A general framework to test gravity using galaxy clusters – VI. Realistic galaxy formation simulations to study clusters in modified gravity

Abstract

ABSTRACT We present a retuning of the IllustrisTNG baryonic physics model which can be used to run large-box realistic cosmological simulations with a lower resolution. This new model employs a lowered gas density threshold for star formation and reduced energy releases by stellar and black hole feedback. These changes ensure that our simulations can produce sufficient star formation to closely match the observed stellar and gas properties of galaxies and galaxy clusters, despite having ∼160 times lower mass resolution than the simulations used to tune the fiducial IllustrisTNG model.
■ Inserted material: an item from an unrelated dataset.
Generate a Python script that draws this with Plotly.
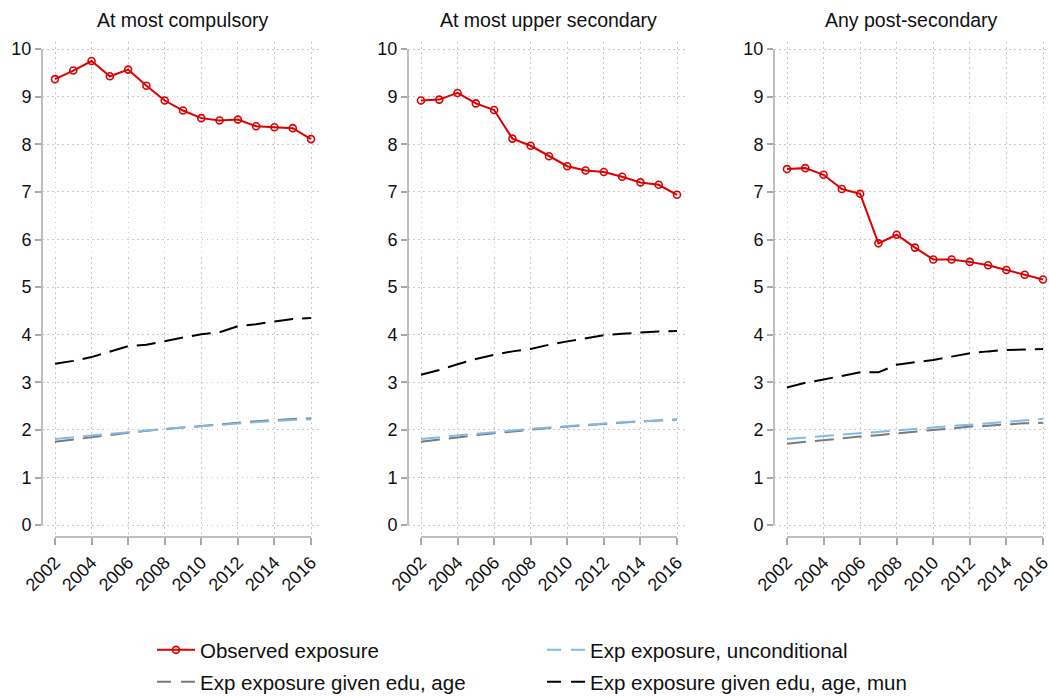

Using the retuned model, we have simulated Hu–Sawicki f(R) gravity within a 301.75 h−1 Mpc box. This is, to date, the largest simulation that incorporates both screened modified gravity and full baryonic physics, offering a large sample (∼500) of galaxy clusters and ∼8000 galaxy groups. We have reanalysed the effects of the f(R) fifth force on the scaling relations between the cluster mass and four observable proxies: the mass-weighted gas temperature, the Compton Y-parameter of the thermal Sunyaev–Zel’dovich effect, the X-ray analogue of the Y-parameter, and the X-ray luminosity. We show that a set of mappings between the f(R) scaling relations and their Lambda cold dark matter counterpart, which have been tested in a previous work using a much smaller cosmological volume, are accurate to within a few per cent for the Y-parameters and $\lesssim 7{{\ \rm per\ cent}}$ for the gas temperature for cluster-sized haloes ($10^{14}\, {\rm M}_{\odot }\lesssim M_{500}\lesssim 10^{15}\, {\rm M}_{\odot }$). These mappings will be important for unbiased constraints of gravity using the data from ongoing and upcoming cluster surveys.